Ein Kommentar zum Besuch der Ausstellung von Sara Nabil im Studio der Kunsthalle Mannheim am 17.08.2022
Die aus Afghanistan stammende Künstlerin, Politikwissenschaftlerin und Menschenrechtsaktivistin Sara Nabil begann bereits als Jugendliche in ihrem Heimatland, Kunst als Mittel des politischen Protests zu nutzen. Sie setzt sich verstärkt für die Gleichberechtigung von Frauen und Mädchen in Afghanistan ein, insbesondere seit der erneuten Machtübernahme der Taliban im August 2021. In ihren Fotografien, Performances und Installationen beschäftigt sich Sara Nabil mit den Themen Flucht und Identität und untersucht verschiedene Aspekte der systematischen Unterdrückung von Frauen durch das totalitäre Regime ihres Heimatlandes.
Im Studio der Kunsthalle Mannheim präsentiert die Künstlerin eine Fotoreihe und eine Videoinstallation, die ihre Performance zur Eröffnung der Ausstellung dokumentiert.

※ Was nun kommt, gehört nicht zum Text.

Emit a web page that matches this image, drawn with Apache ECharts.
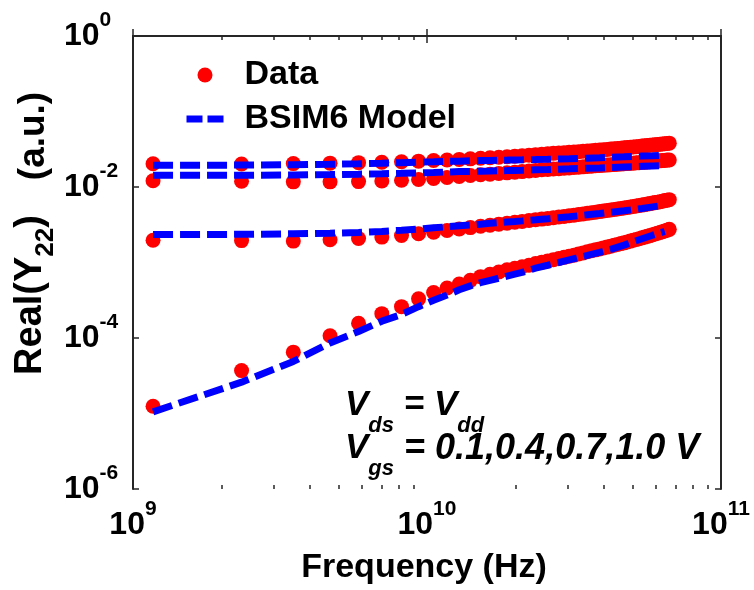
<!DOCTYPE html>
<html><head><meta charset="utf-8">
<script src="https://cdn.jsdelivr.net/npm/echarts@6/dist/echarts.min.js"></script>
<style>html,body{margin:0;padding:0;background:#fff}#c{width:754px;height:590px}</style>
</head><body><div id="c"></div>
<script>
// ---- data (frequency in GHz, Real(Y22) in a.u.) ----
const freqGHz = [1.17,2.34,3.51,4.68,5.85,7.02,8.19,9.36,10.53,11.7,12.87,14.04,15.21,16.38,17.55,18.72,19.89,21.06,22.23,23.4,
  24.57,25.74,26.91,28.08,29.25,30.42,31.59,32.76,33.93,35.1,36.27,37.44,38.61,39.78,40.95,42.12,43.29,44.46,45.63,46.8,
  47.97,49.14,50.31,51.48,52.65,53.82,54.99,56.16,57.33,58.5,59.67,60.84,62.01,63.18,64.35,65.52,66.69];

const dataVgs10 = [0.0203,0.0202,0.0204,0.0207,0.021,0.0213,0.0216,0.022,0.0224,0.0228,0.0232,0.0236,0.024,0.0244,0.0248,0.0252,0.0256,0.026,0.0264,0.0268,
  0.0272,0.0276,0.0279,0.0282,0.0285,0.0288,0.0291,0.0294,0.0297,0.03,0.0303,0.0306,0.0309,0.0312,0.0315,0.0318,0.0321,0.0324,0.0327,0.033,
  0.0333,0.0336,0.0339,0.0342,0.0345,0.0348,0.0351,0.0354,0.0357,0.036,0.0363,0.0366,0.0369,0.0372,0.0375,0.0378,0.0381];
const dataVgs07 = [0.0121,0.0119,0.0117,0.0117,0.0118,0.012,0.0123,0.0126,0.013,0.0134,0.0138,0.0142,0.0145,0.0148,0.0151,0.0154,0.0157,0.016,0.0163,0.0166,
  0.0169,0.0171,0.0173,0.0175,0.0177,0.0179,0.0181,0.0183,0.0185,0.0187,0.0189,0.0191,0.0192,0.0194,0.0195,0.0197,0.0198,0.02,0.0201,0.0203,
  0.0204,0.0206,0.0207,0.0209,0.021,0.0212,0.0213,0.0215,0.0216,0.0218,0.0219,0.0221,0.0222,0.0224,0.0225,0.0227,0.0228];
const dataVgs04 = [1.97e-3,1.95e-3,1.92e-3,2.0e-3,2.08e-3,2.17e-3,2.28e-3,2.4e-3,2.52e-3,2.65e-3,2.78e-3,2.9e-3,3.02e-3,3.12e-3,3.22e-3,3.32e-3,3.42e-3,3.5e-3,3.6e-3,3.68e-3,
  3.76e-3,3.84e-3,3.92e-3,4.0e-3,4.08e-3,4.16e-3,4.24e-3,4.32e-3,4.4e-3,4.48e-3,4.56e-3,4.64e-3,4.72e-3,4.8e-3,4.88e-3,4.96e-3,5.04e-3,5.12e-3,5.2e-3,5.28e-3,
  5.36e-3,5.44e-3,5.52e-3,5.6e-3,5.68e-3,5.76e-3,5.85e-3,5.94e-3,6.03e-3,6.12e-3,6.21e-3,6.3e-3,6.4e-3,6.5e-3,6.6e-3,6.7e-3,6.8e-3];
const dataVgs01 = [1.25e-5,3.7e-5,6.5e-5,1.07e-4,1.57e-4,2.1e-4,2.6e-4,3.3e-4,4.0e-4,4.6e-4,5.2e-4,5.8e-4,6.5e-4,7.0e-4,7.5e-4,8.0e-4,8.4e-4,8.8e-4,9.2e-4,9.7e-4,
  1.01e-3,1.05e-3,1.09e-3,1.13e-3,1.17e-3,1.21e-3,1.25e-3,1.3e-3,1.34e-3,1.39e-3,1.43e-3,1.47e-3,1.51e-3,1.56e-3,1.6e-3,1.64e-3,1.69e-3,1.73e-3,1.78e-3,1.82e-3,
  1.87e-3,1.92e-3,1.97e-3,2.02e-3,2.07e-3,2.12e-3,2.17e-3,2.22e-3,2.27e-3,2.33e-3,2.38e-3,2.44e-3,2.5e-3,2.56e-3,2.62e-3,2.68e-3,2.75e-3];

const modelFreqGHz = [1.17,2.34,3.51,4.68,5.85,7.02,8.19,9.36,10.53,11.7,12.87,14.04,15.21,16.38,17.55,18.72,19.89,21.06,22.23,23.4,
  25.74,28.08,30.42,32.76,35.1,38.61,42.12,46.8,50.31,53.82,58.5,64.35];
const modelVgs10 = [0.0194,0.0195,0.0197,0.02,0.0203,0.0206,0.021,0.0214,0.0216,0.0218,0.022,0.0222,0.0224,0.0225,0.0226,0.0227,0.0228,0.0229,0.023,0.0231,
  0.0233,0.0235,0.0237,0.0239,0.0241,0.0244,0.0247,0.0251,0.0254,0.0257,0.026,0.0264];
const modelVgs07 = [0.0143,0.0143,0.0144,0.0146,0.0148,0.015,0.0152,0.0154,0.0156,0.0158,0.016,0.0161,0.0162,0.0163,0.0164,0.0165,0.0166,0.0167,0.0168,0.0169,
  0.017,0.0172,0.0174,0.0176,0.0177,0.0179,0.0181,0.0184,0.0186,0.0188,0.019,0.0192];
const modelVgs04 = [2.34e-3,2.36e-3,2.4e-3,2.44e-3,2.5e-3,2.58e-3,2.68e-3,2.78e-3,2.88e-3,2.97e-3,3.06e-3,3.14e-3,3.22e-3,3.3e-3,3.37e-3,3.44e-3,3.5e-3,3.56e-3,3.62e-3,3.68e-3,
  3.8e-3,3.92e-3,4.04e-3,4.16e-3,4.28e-3,4.45e-3,4.62e-3,4.85e-3,5.02e-3,5.2e-3,5.45e-3,5.75e-3];
const modelVgs01 = [1.05e-5,2.6e-5,4.9e-5,8.6e-5,1.22e-4,1.67e-4,2.05e-4,2.6e-4,3.16e-4,3.7e-4,4.35e-4,4.9e-4,5.4e-4,5.8e-4,6.2e-4,6.6e-4,7.0e-4,7.4e-4,7.9e-4,8.4e-4,
  9.2e-4,1.0e-3,1.08e-3,1.16e-3,1.24e-3,1.36e-3,1.49e-3,1.7e-3,1.88e-3,2.06e-3,2.3e-3,2.58e-3];

const xTickExponents = [9, 10, 11];
const yTickExponents = [-6, -4, -2, 0];
const minorMultipliers = [2, 3, 4, 5, 6, 7, 8, 9];

// ---- chart ----
const FONT = "'Liberation Sans', Arial, sans-serif";
const frameColor = '#262626';
const chart = echarts.init(document.getElementById('c'), null, {renderer: 'canvas'});

const xMinorExp = [];
[9, 10].forEach(d => minorMultipliers.forEach(m => xMinorExp.push(Math.log10(m) + d)));

function tickRich() {
  return {
    b: {fontSize: 32, fontWeight: 'bold', fontFamily: FONT, color: '#000', lineHeight: 52},
    s: {fontSize: 21, fontWeight: 'bold', fontFamily: FONT, color: '#000', lineHeight: 22, verticalAlign: 'top'}
  };
}
const pairs = (fs, vs) => fs.map((f, i) => [f * 1e9, vs[i]]);

const dataSets = [dataVgs10, dataVgs07, dataVgs04, dataVgs01];
const modelSets = [modelVgs10, modelVgs07, modelVgs04, modelVgs01];

const series = [];
dataSets.forEach(d => series.push({
  type: 'scatter', name: 'Data', xAxisIndex: 0, yAxisIndex: 0,
  data: pairs(freqGHz, d), symbol: 'circle', symbolSize: 15,
  itemStyle: {color: '#ff0000', opacity: 1}, z: 2, silent: true
}));
modelSets.forEach(d => series.push({
  type: 'line', name: 'BSIM6 Model', xAxisIndex: 0, yAxisIndex: 0,
  data: pairs(modelFreqGHz, d), symbol: 'none', showSymbol: false,
  lineStyle: {color: '#0000ff', width: 7, type: [20, 7], cap: 'butt'},
  itemStyle: {color: '#0000ff'}, z: 3, silent: true
}));

const decoX = (pos, minor, withLabels) => ({
  type: 'value', min: 9, max: 11, interval: 1, position: pos,
  axisLine: {show: !minor, lineStyle: {color: frameColor, width: 2}},
  axisTick: minor ? {show: true, inside: true, length: 4, customValues: xMinorExp, lineStyle: {color: frameColor, width: 1.5}}
                  : {show: true, inside: true, length: 7, lineStyle: {color: frameColor, width: 1.5}},
  axisLabel: withLabels ? {
    show: true, margin: 10, customValues: xTickExponents,
    formatter: v => '{b|10}{s|' + v + '}', rich: tickRich()
  } : {show: false},
  splitLine: {show: false}
});
const decoY = (pos, withLabels) => ({
  type: 'value', min: -6, max: 0, interval: 2, position: pos,
  axisLine: {show: true, lineStyle: {color: frameColor, width: 2}},
  axisTick: {show: true, inside: true, length: 6, lineStyle: {color: frameColor, width: 1.5}},
  axisLabel: withLabels ? {
    show: true, align: 'left', margin: 69, customValues: yTickExponents,
    formatter: v => '{b|10}{s|' + v + '}', rich: tickRich()
  } : {show: false},
  splitLine: {show: false}
});

const annoRich = {
  v: {fontSize: 35, fontWeight: 'bold', fontStyle: 'italic', fontFamily: FONT, lineHeight: 40, verticalAlign: 'top'},
  w: {fontSize: 36, fontWeight: 'bold', fontStyle: 'italic', fontFamily: FONT, lineHeight: 40, verticalAlign: 'top'},
  s: {fontSize: 22, fontWeight: 'bold', fontStyle: 'italic', fontFamily: FONT, lineHeight: 49, verticalAlign: 'bottom'}
};

chart.setOption({
  backgroundColor: '#ffffff',
  animation: false,
  grid: {left: 133, right: 33, top: 36, bottom: 101, containLabel: false, outerBoundsMode: 'none'},
  xAxis: [
    {type: 'log', logBase: 10, min: 1e9, max: 1e11, show: false},
    decoX('bottom', false, true),
    decoX('bottom', true, false),
    decoX('top', false, false),
    decoX('top', true, false)
  ],
  yAxis: [
    {type: 'log', logBase: 10, min: 1e-6, max: 1, show: false},
    decoY('left', true),
    decoY('right', false)
  ],
  legend: {
    data: [
      {name: 'Data'},
      {name: 'BSIM6 Model', itemStyle: {opacity: 0}, lineStyle: {type: [16, 5], width: 7, color: '#0000ff'}}
    ],
    orient: 'vertical', left: 178, top: 53,
    itemWidth: 37, itemHeight: 15, itemGap: 10,
    textStyle: {fontSize: 34, fontWeight: 'bold', fontFamily: FONT, color: '#000', lineHeight: 31, padding: [0, 0, 0, 16]},
    selectedMode: false
  },
  graphic: [
    {type: 'text', x: 424, y: 568, silent: true, style: {
      text: 'Frequency (Hz)', font: 'bold 34px ' + FONT, fill: '#000', align: 'center', verticalAlign: 'middle'}},
    {type: 'text', x: 35, y: 295, rotation: Math.PI / 2, silent: true, style: {
      text: '{t|Real(Y}{s|22}{t|)}', align: 'center', verticalAlign: 'middle', fill: '#000',
      rich: {t: {fontSize: 38, fontWeight: 'bold', fontFamily: FONT, lineHeight: 42, verticalAlign: 'top'},
             s: {fontSize: 26, fontWeight: 'bold', fontFamily: FONT, lineHeight: 47, verticalAlign: 'bottom'}}}},
    {type: 'text', x: 34, y: 136, rotation: Math.PI / 2, silent: true, style: {
      text: '(a.u.)', font: 'bold 37px ' + FONT, fill: '#000', align: 'center', verticalAlign: 'middle'}},
    {type: 'text', x: 345, y: 388, silent: true, style: {
      text: '{v|V}{s|ds}{v| = V}{s|dd}', align: 'left', verticalAlign: 'top', fill: '#000', rich: annoRich}},
    {type: 'text', x: 345, y: 431, silent: true, style: {
      text: '{v|V}{s|gs}{w| = 0.1,0.4,0.7,1.0 V}', align: 'left', verticalAlign: 'top', fill: '#000', rich: annoRich}}
  ],
  series: series
});
</script></body></html>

Alle drei Installationsvideos zeigen aus verschiedenen Winkeln, wie die Künstlerin langsam und im Hintergrund von Schreibmaschinengeräuschen begleitet, ihre langen dunklen Haare abschneidet. Strähne für Strähne, mal sorgsam ausgewählt, mal rasch aus der Haarmenge herausgegriffen, später auch mit einem elektrischen Rasierer. Sorgsam und bestimmt schneidet und rasiert sie ihr Haar, bis das letzte Haarbüschel zu Boden fällt. Zum Abschluss läuft die Künstlerin zum Publikum, eine große Glasschachtel und eine Schere in den Händen haltend. Sie bittet ihr Publikum um ein Haaropfer, als Zeichen der Solidarität mit afghanischen Frauen und denen, die ein gleiches Schicksal erlebt haben.

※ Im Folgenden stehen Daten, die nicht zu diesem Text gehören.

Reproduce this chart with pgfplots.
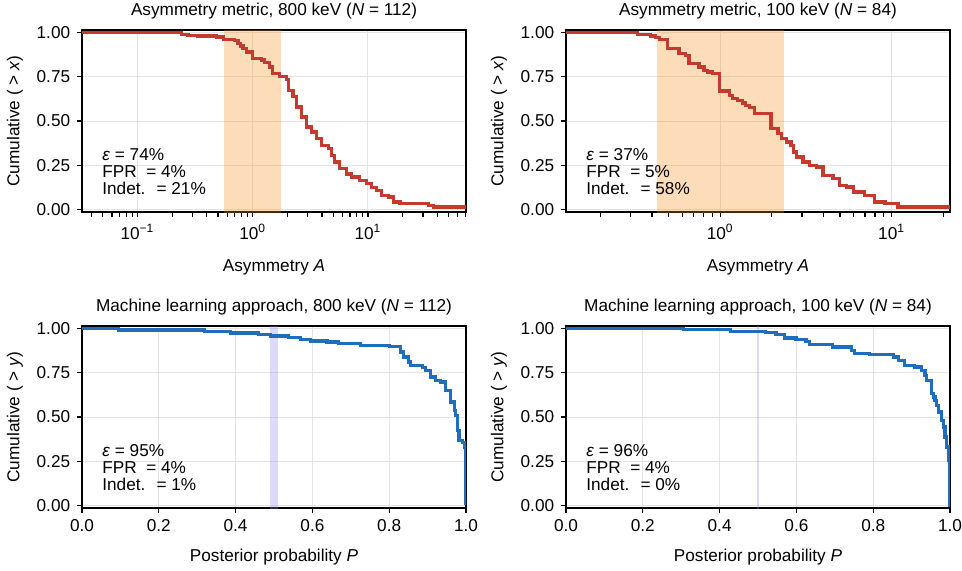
\documentclass[border=0pt]{standalone}
\usepackage{pgfplots}
\pgfplotsset{compat=1.18}
\usepackage{fontspec}
\setmainfont{Liberation Sans}
\definecolor{cred}{RGB}{196,58,47}
\definecolor{cblue}{RGB}{31,110,190}
\definecolor{shorange}{RGB}{248,142,22}
\definecolor{shviolet}{RGB}{138,132,238}
\definecolor{gridc}{RGB}{228,228,228}
\tikzset{note/.style={anchor=south west, align=left, inner sep=0pt, font=\fontsize{8.6}{8.3}\selectfont}}
\pgfplotsset{
  every axis title shift=0pt,
  base/.style={
    scale only axis, width=192pt, height=91pt,
    ymin=-0.015, ymax=1.015,
    ytick={0,0.25,0.5,0.75,1},
    /pgf/number format/assume math mode=true,
    yticklabel style={/pgf/number format/.cd, fixed, fixed zerofill, precision=2},
    tick align=outside, xtick pos=left, ytick pos=left,
    major tick length=2.4pt, minor tick length=2.4pt,
    every tick/.style={black, line width=0.6pt},
    axis line style={line width=1pt},
    grid=major, major grid style={gridc, line width=0.5pt},
    title style={at={(axis description cs:0.5,1)}, anchor=base, yshift=7.5pt},
    ylabel style={at={(axis description cs:-0.1745,0.5)}, anchor=center},
    clip=true,
  },
  logx/.style={base,
    xtick={0.1,1,10},
    xticklabels={10\textsuperscript{−1},10\textsuperscript{0},10\textsuperscript{1}},
    xlabel={Asymmetry \textit{A}},
    ylabel={Cumulative ( > \textit{x})},
    xlabel style={at={(axis description cs:0.5,0)}, anchor=base, yshift=-29.5pt},
  },
  linx/.style={base, xmin=0, xmax=1,
    xtick={0,0.2,0.4,0.6,0.8,1},
    xticklabel style={/pgf/number format/.cd, fixed, fixed zerofill, precision=1},
    xlabel={Posterior probability \textit{P}},
    ylabel={Cumulative ( > \textit{y})},
    xlabel style={at={(axis description cs:0.5,0)}, anchor=base, yshift=-26.5pt},
  },
}
\begin{document}
\begin{tikzpicture}[font=\fontsize{8.6}{10.2}\selectfont]
\path[use as bounding box] (0,0) rectangle (481pt,285pt);
% top-left
\begin{semilogxaxis}[logx, at={(41pt,179pt)}, anchor=south west,
  xmin=0.033, xmax=71,
  minor xtick={0.04,0.05,0.06,0.07,0.08,0.09,0.2,0.3,0.4,0.5,0.6,0.7,0.8,0.9,2,3,4,5,6,7,8,9,20,30,40,50,60,70},
  title={Asymmetry metric, 800 keV (\textit{N} = 112)}]
\addplot[draw=none, fill=shorange, fill opacity=0.3] coordinates {(0.56,-0.1) (0.56,1.1) (1.75,1.1) (1.75,-0.1)} -- cycle;
\addplot[const plot, cred, line width=1.6pt] coordinates {
(0.033,1.000) (0.24,0.991) (0.274,0.985) (0.335,0.981) (0.483,0.975) (0.56,0.962)
(0.70,0.955) (0.745,0.94) (0.78,0.925) (0.824,0.91) (0.88,0.89) (0.99,0.853)
(1.19,0.845) (1.27,0.830) (1.41,0.806) (1.48,0.77) (1.72,0.753) (1.96,0.734)
(2.03,0.674) (2.24,0.64) (2.40,0.579) (2.65,0.523) (2.93,0.466) (3.24,0.438)
(3.58,0.40) (3.96,0.362) (4.52,0.343) (4.83,0.306) (5.16,0.268) (5.71,0.23)
(6.53,0.20) (7.21,0.183) (8.51,0.164) (9.75,0.145) (10.8,0.125) (11.9,0.107)
(13.2,0.08) (15.0,0.07) (16.6,0.042) (19.0,0.032) (33.5,0.023) (37.0,0.013) (72,0.013)};
\node[note] at (rel axis cs:0.052,0.095)
  {\textit{ε} = 74\%\\FPR \ = 4\%\\Indet. \ = 21\%};
\end{semilogxaxis}
% top-right
\begin{semilogxaxis}[logx, at={(283pt,179pt)}, anchor=south west,
  xmin=0.126, xmax=21.9,
  minor xtick={0.2,0.3,0.4,0.5,0.6,0.7,0.8,0.9,2,3,4,5,6,7,8,9,20},
  title={Asymmetry metric, 100 keV (\textit{N} = 84)}]
\addplot[draw=none, fill=shorange, fill opacity=0.3] coordinates {(0.43,-0.1) (0.43,1.1) (2.35,1.1) (2.35,-0.1)} -- cycle;
\addplot[const plot, cred, line width=1.6pt] coordinates {
(0.126,1.0) (0.328,0.991) (0.393,0.981) (0.42,0.972) (0.44,0.960) (0.492,0.909)
(0.575,0.881) (0.63,0.872) (0.658,0.825) (0.753,0.806) (0.805,0.787) (0.843,0.777)
(0.902,0.768) (0.987,0.670) (1.13,0.645) (1.18,0.626) (1.26,0.617) (1.35,0.602)
(1.41,0.589) (1.48,0.575) (1.58,0.542) (1.98,0.457) (2.17,0.428) (2.27,0.40)
(2.43,0.381) (2.59,0.362) (2.68,0.325) (2.78,0.296) (3.04,0.268) (3.32,0.249)
(3.64,0.240) (3.98,0.192) (4.55,0.174) (4.98,0.136) (5.45,0.126) (5.97,0.098)
(6.98,0.079) (7.98,0.042) (9.14,0.032) (10.9,0.013) (22,0.013)};
\node[note] at (rel axis cs:0.052,0.095)
  {\textit{ε} = 37\%\\FPR \ = 5\%\\Indet. \ = 58\%};
\end{semilogxaxis}
% bottom-left
\begin{axis}[linx, at={(41pt,31pt)}, anchor=south west,
  title={Machine learning approach, 800 keV (\textit{N} = 112)}]
\addplot[draw=none, fill=shviolet, fill opacity=0.3] coordinates {(0.49,-0.1) (0.49,1.1) (0.51,1.1) (0.51,-0.1)} -- cycle;
\addplot[const plot, cblue, line width=1.6pt] coordinates {
(0,1.0) (0.095,0.992) (0.32,0.985) (0.386,0.975) (0.46,0.966) (0.49,0.958)
(0.538,0.949) (0.569,0.94) (0.595,0.930) (0.638,0.925) (0.669,0.915) (0.725,0.906)
(0.80,0.898) (0.83,0.868) (0.838,0.84) (0.851,0.811) (0.856,0.792) (0.887,0.78)
(0.895,0.764) (0.908,0.726) (0.921,0.708) (0.934,0.698) (0.947,0.651) (0.96,0.585)
(0.969,0.538) (0.973,0.509) (0.977,0.425) (0.982,0.368) (0.99,0.358) (0.997,0.33)
(0.998,0.255) (1.0,0)};
\node[note] at (rel axis cs:0.052,0.095)
  {\textit{ε} = 95\%\\FPR \ = 4\%\\Indet. \ = 1\%};
\end{axis}
% bottom-right
\begin{axis}[linx, at={(283pt,31pt)}, anchor=south west,
  title={Machine learning approach, 100 keV (\textit{N} = 84)}]
\addplot[draw=none, fill=shviolet, fill opacity=0.3] coordinates {(0.4985,-0.1) (0.4985,1.1) (0.5015,1.1) (0.5015,-0.1)} -- cycle;
\addplot[const plot, cblue, line width=1.6pt] coordinates {
(0,1.0) (0.307,0.994) (0.429,0.985) (0.52,0.977) (0.547,0.966) (0.568,0.947)
(0.599,0.938) (0.625,0.928) (0.634,0.909) (0.695,0.896) (0.743,0.877) (0.752,0.858)
(0.791,0.853) (0.852,0.84) (0.865,0.821) (0.882,0.792) (0.908,0.783) (0.926,0.764)
(0.935,0.736) (0.939,0.708) (0.952,0.632) (0.956,0.613) (0.961,0.594) (0.965,0.566)
(0.969,0.528) (0.978,0.481) (0.983,0.443) (0.987,0.387) (0.991,0.33) (0.996,0.255)
(0.999,0) (1.0,0)};
\node[note] at (rel axis cs:0.052,0.095)
  {\textit{ε} = 96\%\\FPR \ = 4\%\\Indet. \ = 0\%};
\end{axis}
\end{tikzpicture}
\end{document}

Beim Ausstellungsbesuch des Kunst-Mentoring-Netzwerks am 17.08.2022 ergab sich eine lebendige Diskussionsrunde mit der Künstlerin. Sara berichtete von persönlichen Erfahrungen, von der Flucht aus Afghanistan, Androhungen, von der Kunstszene in Afghanistan und den politischen Aktionen ihrer Kolleginnen. Mit ihrer eigenen Performance äußert Sara Nabil Kritik an patriarchalen Strukturen, die den weiblichen Körper instrumentalisieren und für politische Ideologien und Machtkämpfe ausnutzen. Sie sieht in ihrer Kunst Möglichkeiten, politische Arbeit leisten zu können und die Kontrolle über ihre eigene Identität und die Selbstbestimmung über ihren Körper zurückzuerobern.